It was a summer church service under the protection of a tent. Days of great heat, uncomfortable humidity and frequent heavy rains had relented and given us an idyllic summer day for this annual event.
The tent protected us from the late morning sunshine and the tent also gave us a sense of community beneath its cover.
This was not what one would call a summer tent revival meeting that ends with a pile of discarded crutches, wheel chairs and walkers and folks dancing in the aisles…yet it did yield a residual effect of renewal. It was very Presbyterian. In fact, it was Presbyterian – but with a designer’s touch.
The prosthetics left behind after this meeting was more in the metaphorical sense. For a moment we could cast aside our defenses of indifference and pretense and leave them in a heap out back.
Designer/Pastor Linda K. stood before the gathering and connected the spoken and sung offerings of many. All seemed to point toward the idea of living in the moment…seeing and smelling proverbial and literal roses. All the while, nurturing a sense of hope for the future as the path is lit for each of us in our own way.
While contributions of members who volunteered verse lended to the theme, even more so, the venue itself – an Outdoor Education facility lent more. Elk and deer sauntered over to observe the goings-on. Birds fluttered about. Flowers sprung from the ground, faced us and smiled. The cool, dry summer breeze wafted through the open-walled tent giving an assist to the brought-in flower arrangements, causing them to tumble over again and again.
Perhaps the breeze was telling us that for this one day, at least, we could leave those greenhouse grown flowers in the greenhouse and take more notice at what was already provided on site.
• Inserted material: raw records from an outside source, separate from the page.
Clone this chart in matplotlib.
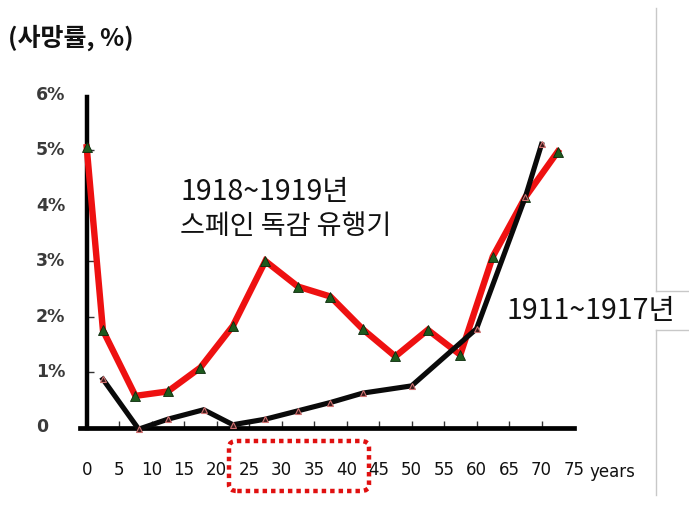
import matplotlib
matplotlib.use("Agg")
import matplotlib.pyplot as plt
from matplotlib.patches import FancyBboxPatch
from matplotlib.lines import Line2D
from matplotlib.transforms import blended_transform_factory

plt.rcParams['font.family'] = ['Noto Sans CJK KR', 'DejaVu Sans']

# Data
ages_1918 = [0, 2.5, 7.5, 12.5, 17.5, 22.5, 27.5, 32.5, 37.5, 42.5, 47.5, 52.5, 57.5, 62.5, 67.5, 72.5]
rate_1918 = [5.05, 1.75, 0.57, 0.65, 1.08, 1.83, 3.0, 2.54, 2.36, 1.77, 1.28, 1.76, 1.31, 3.08, 4.15, 4.97]
ages_1911 = [2.5, 8, 12.5, 18, 22.5, 27.5, 32.5, 37.5, 42.5, 50, 60, 67.5, 70]
rate_1911 = [0.87, -0.03, 0.15, 0.32, 0.05, 0.15, 0.3, 0.45, 0.62, 0.75, 1.78, 4.15, 5.1]
x_ticks = [0, 5, 10, 15, 20, 25, 30, 35, 40, 45, 50, 55, 60, 65, 70, 75]
y_ticks = [0, 1, 2, 3, 4, 5, 6]
y_labels = ["0", "1%", "2%", "3%", "4%", "5%", "6%"]

W, H = 689, 509
fig = plt.figure(figsize=(W / 100, H / 100), dpi=100)
x0_px = 86.7
px_per_year = 6.5
ax_left_px = x0_px - 1 * px_per_year
ax = fig.add_axes([ax_left_px / W, (H - 427.5) / H, (574 - ax_left_px) / W, 333 / H])
ax.set_xlim(-1, 75)
ax.set_ylim(0, 6)

for s in ['top', 'right']:
    ax.spines[s].set_visible(False)
ax.spines['left'].set_position(('data', 0))
ax.spines['left'].set_linewidth(3.2)
ax.spines['bottom'].set_linewidth(3.4)
ax.spines['left'].set_bounds(0, 5.95)

ax.set_xticks(x_ticks[1:-1])
ax.set_yticks(y_ticks[1:-1])
ax.tick_params(axis='both', direction='in', length=5, width=1, color='#333333',
               labelbottom=False, labelleft=False)

# lines
ax.plot(ages_1918, rate_1918, color='#ee1111', lw=4.6, solid_joinstyle='miter',
        marker='^', markersize=6.5, markerfacecolor='#1d5a1d', markeredgecolor='#0b2a0b',
        markeredgewidth=0.6, zorder=3, clip_on=False)
ax.plot(ages_1911, rate_1911, color='#0a0a0a', lw=3.7, solid_joinstyle='miter',
        marker='^', markersize=5, markerfacecolor='#3a1a1a', markeredgecolor='#d07070',
        markeredgewidth=0.8, zorder=4, clip_on=False)

# tick labels
tr_y = blended_transform_factory(fig.transFigure, ax.transData)
for v, lab in zip(y_ticks, y_labels):
    ax.text(36 / W, v, lab, transform=tr_y, ha='left', va='center', fontsize=12.5,
            family=['DejaVu Sans'], fontweight='bold', color='#3a3a3a')
tr_x = blended_transform_factory(ax.transData, fig.transFigure)
for v in x_ticks:
    ax.text(v, 1 - 470 / H, str(v), transform=tr_x, ha='center', va='center', fontsize=12,
            family=['DejaVu Sans'], color='#111111', clip_on=False)
fig.text(612 / W, 1 - 472 / H, "years", ha='center', va='center', fontsize=12,
         family=['DejaVu Sans'], color='#111111')

# annotations
fig.text(8 / W, 1 - 38 / H, "(사망률, %)", ha='left', va='center', fontsize=18,
         fontweight='bold', color='#111111')
fig.text(181 / W, 1 - 192 / H, "1918~1919년", ha='left', va='center', fontsize=20.5,
         color='#111111')
fig.text(180 / W, 1 - 227 / H, "스페인 독감 유행기", ha='left', va='center', fontsize=19.5,
         color='#111111')
fig.text(591 / W, 1 - 311 / H, "1911~1917년", ha='center', va='center', fontsize=20.5,
         color='#111111', zorder=5,
         bbox=dict(boxstyle='square,pad=0.1', facecolor='white', edgecolor='none'))

# page border lines
gray = '#c8c8c8'
fig.add_artist(Line2D([656 / W, 656 / W], [1 - 8 / H, 1 - 291 / H], transform=fig.transFigure, color=gray, lw=1))
fig.add_artist(Line2D([656 / W, 656 / W], [1 - 330 / H, 1 - 495 / H], transform=fig.transFigure, color=gray, lw=1))
fig.add_artist(Line2D([656 / W, 1], [1 - 291 / H, 1 - 291 / H], transform=fig.transFigure, color=gray, lw=1))
fig.add_artist(Line2D([656 / W, 1], [1 - 330 / H, 1 - 330 / H], transform=fig.transFigure, color=gray, lw=1))

# red dotted highlight box
box = FancyBboxPatch((229 / W, 1 - 491 / H), (369 - 229) / W, (491 - 441) / H,
                     boxstyle='round,pad=0,rounding_size=0.012', transform=fig.transFigure,
                     facecolor='none', edgecolor='#e01010', lw=3.2, linestyle=(0, (1, 0.9)))
fig.add_artist(box)

fig.savefig('out.png', dpi=100)
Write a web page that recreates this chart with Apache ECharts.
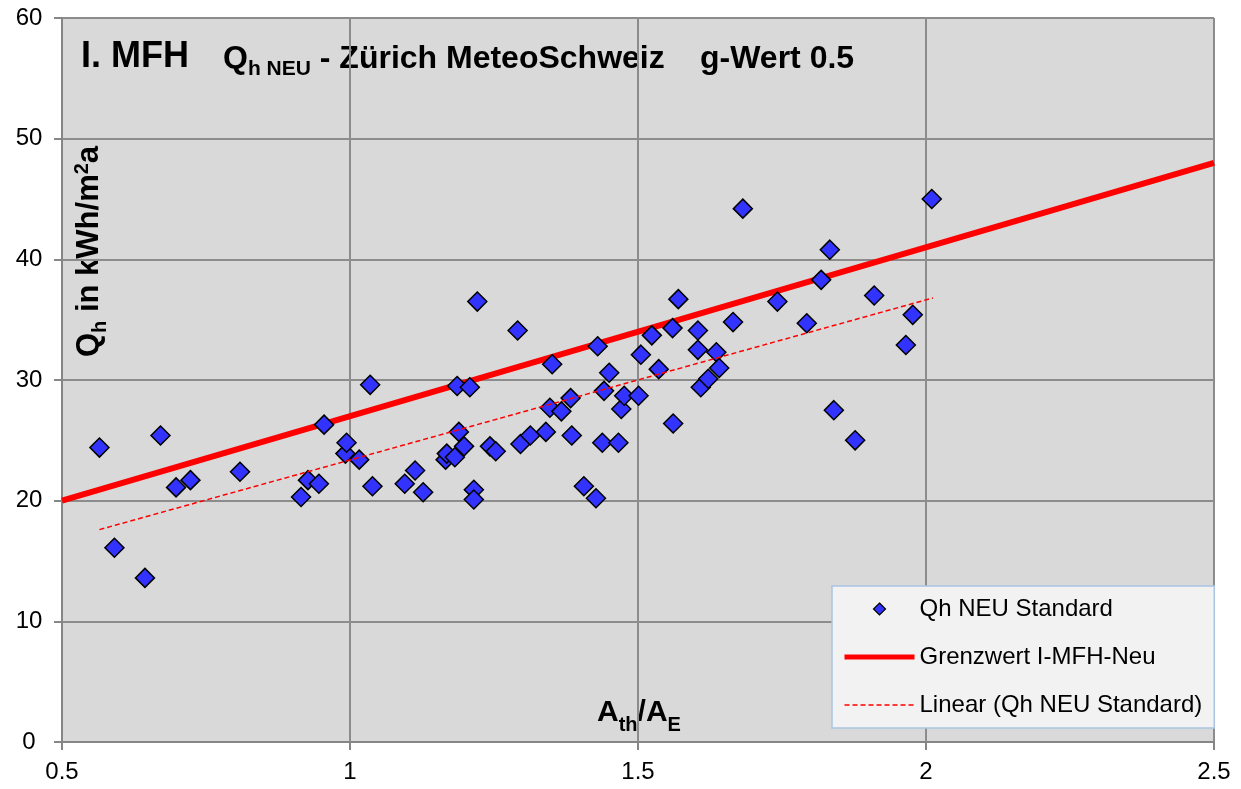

Beech trees swayed in the background as Linda led the service. Their small leaves fluttered, turning each tree in to a kinetic sculpture of green…and with every flutter of each leaf, the contrasting shades of green from opposite sides were randomly revealed. One parishioner stood to read the poem, “Trees”. It fit well.
Then I remembered a trip to my wife’s home Austrian alpine town, Eisenerz. It is a mountain valley town and everywhere one looks into the distance, huge snow capped mountains loom overhead.
Before we had gone there, I worried how I might become complacent and bored with the closed-in constancy of those mountains. But when we were there, each mountain was in motion. Each changed with every passing hour of daylight. Colors changed, hues changed, air currents changed, shadows changed and even outline shapes of the alps changed with the comings and goings of clouds. The mountains were as alive as those leaves on the beech trees.
The light plays upon the forms of the ancient mountains.
The light plays upon the leaves of the trees that change from season to season.
The light plays hide and seek on the ground amid the shadows of earthly things and the light plays upon something as fleeting as a ripple in a body of water.
God gave us light…light gives us life and new ways to see things that God provides.